_TASK STATEMENT_:
Leave out all pictures and give back precisely the lines from the line with "Output the Python" to the line with "103, 160, 158]", including those two lines.

________________

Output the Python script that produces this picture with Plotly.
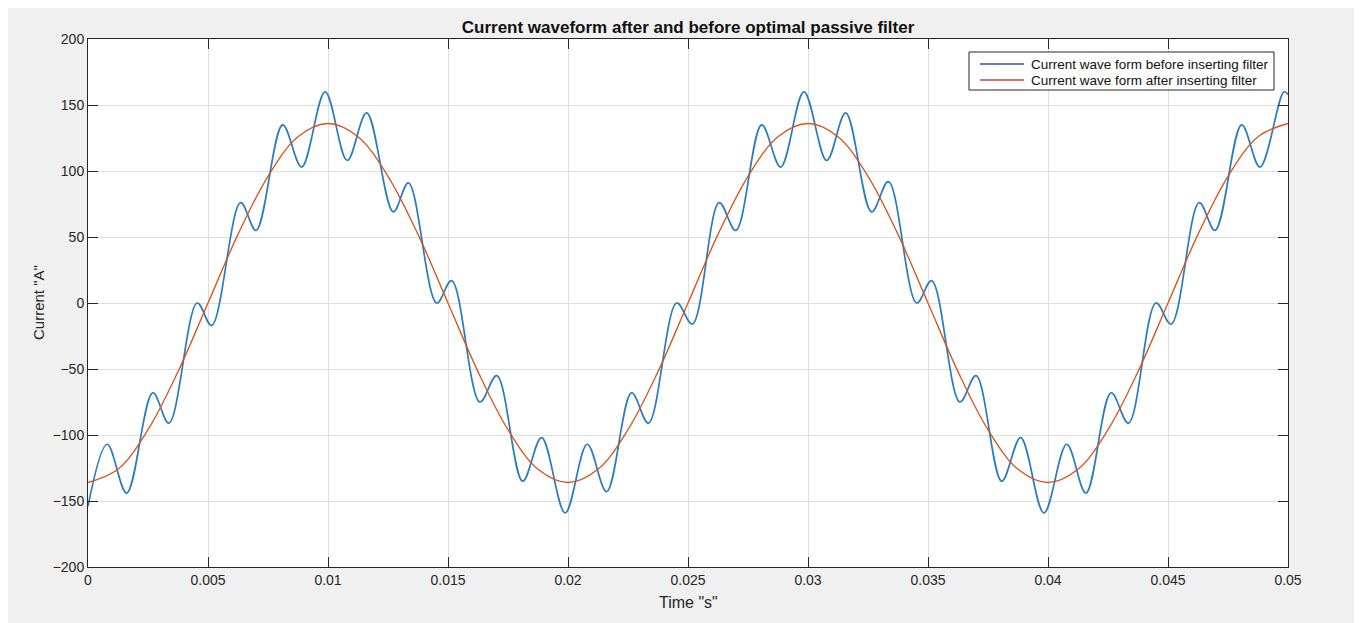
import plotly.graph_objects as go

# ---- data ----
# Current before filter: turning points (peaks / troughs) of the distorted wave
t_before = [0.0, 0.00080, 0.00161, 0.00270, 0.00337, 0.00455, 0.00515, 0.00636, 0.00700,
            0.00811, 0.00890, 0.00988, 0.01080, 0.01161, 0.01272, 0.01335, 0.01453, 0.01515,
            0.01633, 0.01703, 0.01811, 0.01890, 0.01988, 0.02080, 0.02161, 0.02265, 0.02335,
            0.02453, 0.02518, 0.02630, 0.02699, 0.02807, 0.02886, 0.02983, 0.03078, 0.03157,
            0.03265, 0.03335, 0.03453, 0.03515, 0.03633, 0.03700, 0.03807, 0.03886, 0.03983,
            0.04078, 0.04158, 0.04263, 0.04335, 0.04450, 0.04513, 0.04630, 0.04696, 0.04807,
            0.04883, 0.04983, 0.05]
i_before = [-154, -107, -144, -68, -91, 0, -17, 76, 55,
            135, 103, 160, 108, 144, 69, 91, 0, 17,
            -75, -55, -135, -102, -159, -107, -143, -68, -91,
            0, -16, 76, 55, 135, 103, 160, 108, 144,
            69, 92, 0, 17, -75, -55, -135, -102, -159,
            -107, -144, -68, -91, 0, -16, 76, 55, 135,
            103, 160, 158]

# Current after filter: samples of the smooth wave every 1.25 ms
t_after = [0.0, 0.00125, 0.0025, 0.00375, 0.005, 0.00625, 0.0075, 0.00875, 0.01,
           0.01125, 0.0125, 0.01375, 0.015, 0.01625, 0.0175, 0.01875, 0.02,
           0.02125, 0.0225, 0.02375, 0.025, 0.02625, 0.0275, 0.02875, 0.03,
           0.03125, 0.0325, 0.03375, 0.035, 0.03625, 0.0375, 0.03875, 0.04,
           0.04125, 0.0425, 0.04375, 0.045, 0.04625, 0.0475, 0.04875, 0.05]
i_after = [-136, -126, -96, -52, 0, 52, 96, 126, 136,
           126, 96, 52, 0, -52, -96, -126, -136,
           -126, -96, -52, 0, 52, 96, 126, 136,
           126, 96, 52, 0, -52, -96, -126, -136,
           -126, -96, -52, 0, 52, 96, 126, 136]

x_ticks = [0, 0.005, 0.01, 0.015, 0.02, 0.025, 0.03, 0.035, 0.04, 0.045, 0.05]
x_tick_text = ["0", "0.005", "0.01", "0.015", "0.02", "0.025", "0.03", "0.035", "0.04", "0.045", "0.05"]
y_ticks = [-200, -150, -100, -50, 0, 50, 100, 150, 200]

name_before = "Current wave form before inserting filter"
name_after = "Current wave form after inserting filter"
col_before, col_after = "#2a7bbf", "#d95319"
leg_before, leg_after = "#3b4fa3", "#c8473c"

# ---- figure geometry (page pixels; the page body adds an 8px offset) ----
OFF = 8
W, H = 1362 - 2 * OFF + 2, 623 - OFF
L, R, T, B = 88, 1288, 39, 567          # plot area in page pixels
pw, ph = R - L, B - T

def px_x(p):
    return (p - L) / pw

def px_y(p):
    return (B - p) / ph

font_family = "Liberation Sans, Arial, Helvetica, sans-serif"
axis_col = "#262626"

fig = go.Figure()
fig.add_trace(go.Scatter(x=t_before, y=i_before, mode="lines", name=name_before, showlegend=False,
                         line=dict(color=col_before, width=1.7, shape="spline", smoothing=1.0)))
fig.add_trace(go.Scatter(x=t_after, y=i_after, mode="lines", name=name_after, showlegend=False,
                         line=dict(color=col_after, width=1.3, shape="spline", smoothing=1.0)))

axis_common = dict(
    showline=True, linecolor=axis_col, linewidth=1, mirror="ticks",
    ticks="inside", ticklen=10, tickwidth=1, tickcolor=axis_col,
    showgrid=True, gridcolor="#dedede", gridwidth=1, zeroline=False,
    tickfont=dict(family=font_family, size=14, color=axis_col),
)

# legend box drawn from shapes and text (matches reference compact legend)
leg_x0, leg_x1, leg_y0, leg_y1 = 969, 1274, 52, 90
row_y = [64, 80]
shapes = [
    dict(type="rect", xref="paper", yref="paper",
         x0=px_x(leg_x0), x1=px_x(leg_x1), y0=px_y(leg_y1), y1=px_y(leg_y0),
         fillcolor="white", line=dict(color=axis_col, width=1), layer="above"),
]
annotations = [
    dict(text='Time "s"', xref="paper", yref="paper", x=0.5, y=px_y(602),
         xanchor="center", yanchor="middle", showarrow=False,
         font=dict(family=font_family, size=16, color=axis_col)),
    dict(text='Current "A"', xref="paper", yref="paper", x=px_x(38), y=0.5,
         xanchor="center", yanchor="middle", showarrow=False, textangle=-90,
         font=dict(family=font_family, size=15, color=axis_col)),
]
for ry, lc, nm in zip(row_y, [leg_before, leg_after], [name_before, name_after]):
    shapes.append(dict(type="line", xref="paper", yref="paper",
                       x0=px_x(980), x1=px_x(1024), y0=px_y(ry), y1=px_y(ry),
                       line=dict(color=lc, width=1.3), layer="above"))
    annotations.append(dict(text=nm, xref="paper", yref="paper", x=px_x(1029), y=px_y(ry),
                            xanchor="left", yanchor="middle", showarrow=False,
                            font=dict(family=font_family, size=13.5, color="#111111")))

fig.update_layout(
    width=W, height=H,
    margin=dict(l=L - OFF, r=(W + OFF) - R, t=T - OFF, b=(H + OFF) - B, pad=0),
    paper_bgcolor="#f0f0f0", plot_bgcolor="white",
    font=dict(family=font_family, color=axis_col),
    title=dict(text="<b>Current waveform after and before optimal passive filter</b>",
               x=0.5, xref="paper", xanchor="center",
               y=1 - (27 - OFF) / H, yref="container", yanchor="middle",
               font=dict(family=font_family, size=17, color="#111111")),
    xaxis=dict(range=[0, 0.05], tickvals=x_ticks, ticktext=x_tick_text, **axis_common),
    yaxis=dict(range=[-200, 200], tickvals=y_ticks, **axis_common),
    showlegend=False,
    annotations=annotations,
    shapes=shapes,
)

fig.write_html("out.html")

________________

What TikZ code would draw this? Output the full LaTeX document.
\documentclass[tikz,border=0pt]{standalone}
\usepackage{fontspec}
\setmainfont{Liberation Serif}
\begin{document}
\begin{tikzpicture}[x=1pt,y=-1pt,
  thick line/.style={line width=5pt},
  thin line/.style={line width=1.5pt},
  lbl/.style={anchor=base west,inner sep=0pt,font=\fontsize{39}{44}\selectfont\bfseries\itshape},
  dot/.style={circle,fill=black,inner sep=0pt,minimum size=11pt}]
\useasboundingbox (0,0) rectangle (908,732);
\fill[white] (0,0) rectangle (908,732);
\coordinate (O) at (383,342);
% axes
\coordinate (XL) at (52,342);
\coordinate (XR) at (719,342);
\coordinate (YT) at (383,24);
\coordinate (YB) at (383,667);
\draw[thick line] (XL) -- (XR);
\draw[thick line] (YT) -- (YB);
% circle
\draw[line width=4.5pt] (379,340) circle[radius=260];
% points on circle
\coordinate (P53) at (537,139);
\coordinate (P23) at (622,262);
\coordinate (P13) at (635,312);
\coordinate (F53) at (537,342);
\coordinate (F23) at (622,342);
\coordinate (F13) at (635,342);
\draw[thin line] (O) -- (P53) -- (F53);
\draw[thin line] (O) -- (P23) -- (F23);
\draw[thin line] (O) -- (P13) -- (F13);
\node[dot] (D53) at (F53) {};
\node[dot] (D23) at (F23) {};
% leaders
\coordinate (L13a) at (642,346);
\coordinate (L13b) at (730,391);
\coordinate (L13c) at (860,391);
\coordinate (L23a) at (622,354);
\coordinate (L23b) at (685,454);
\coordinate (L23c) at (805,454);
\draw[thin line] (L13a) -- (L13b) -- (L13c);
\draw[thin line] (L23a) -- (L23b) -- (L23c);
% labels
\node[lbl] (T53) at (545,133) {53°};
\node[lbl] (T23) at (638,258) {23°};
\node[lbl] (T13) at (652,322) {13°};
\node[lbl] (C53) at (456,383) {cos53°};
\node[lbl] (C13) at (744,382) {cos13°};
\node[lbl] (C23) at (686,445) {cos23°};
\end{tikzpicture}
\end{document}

________________

_THE ANSWER_:
Output the Python script that produces this picture with Plotly.
import plotly.graph_objects as go

# ---- data ----
# Current before filter: turning points (peaks / troughs) of the distorted wave
t_before = [0.0, 0.00080, 0.00161, 0.00270, 0.00337, 0.00455, 0.00515, 0.00636, 0.00700,
            0.00811, 0.00890, 0.00988, 0.01080, 0.01161, 0.01272, 0.01335, 0.01453, 0.01515,
            0.01633, 0.01703, 0.01811, 0.01890, 0.01988, 0.02080, 0.02161, 0.02265, 0.02335,
            0.02453, 0.02518, 0.02630, 0.02699, 0.02807, 0.02886, 0.02983, 0.03078, 0.03157,
            0.03265, 0.03335, 0.03453, 0.03515, 0.03633, 0.03700, 0.03807, 0.03886, 0.03983,
            0.04078, 0.04158, 0.04263, 0.04335, 0.04450, 0.04513, 0.04630, 0.04696, 0.04807,
            0.04883, 0.04983, 0.05]
i_before = [-154, -107, -144, -68, -91, 0, -17, 76, 55,
            135, 103, 160, 108, 144, 69, 91, 0, 17,
            -75, -55, -135, -102, -159, -107, -143, -68, -91,
            0, -16, 76, 55, 135, 103, 160, 108, 144,
            69, 92, 0, 17, -75, -55, -135, -102, -159,
            -107, -144, -68, -91, 0, -16, 76, 55, 135,
            103, 160, 158]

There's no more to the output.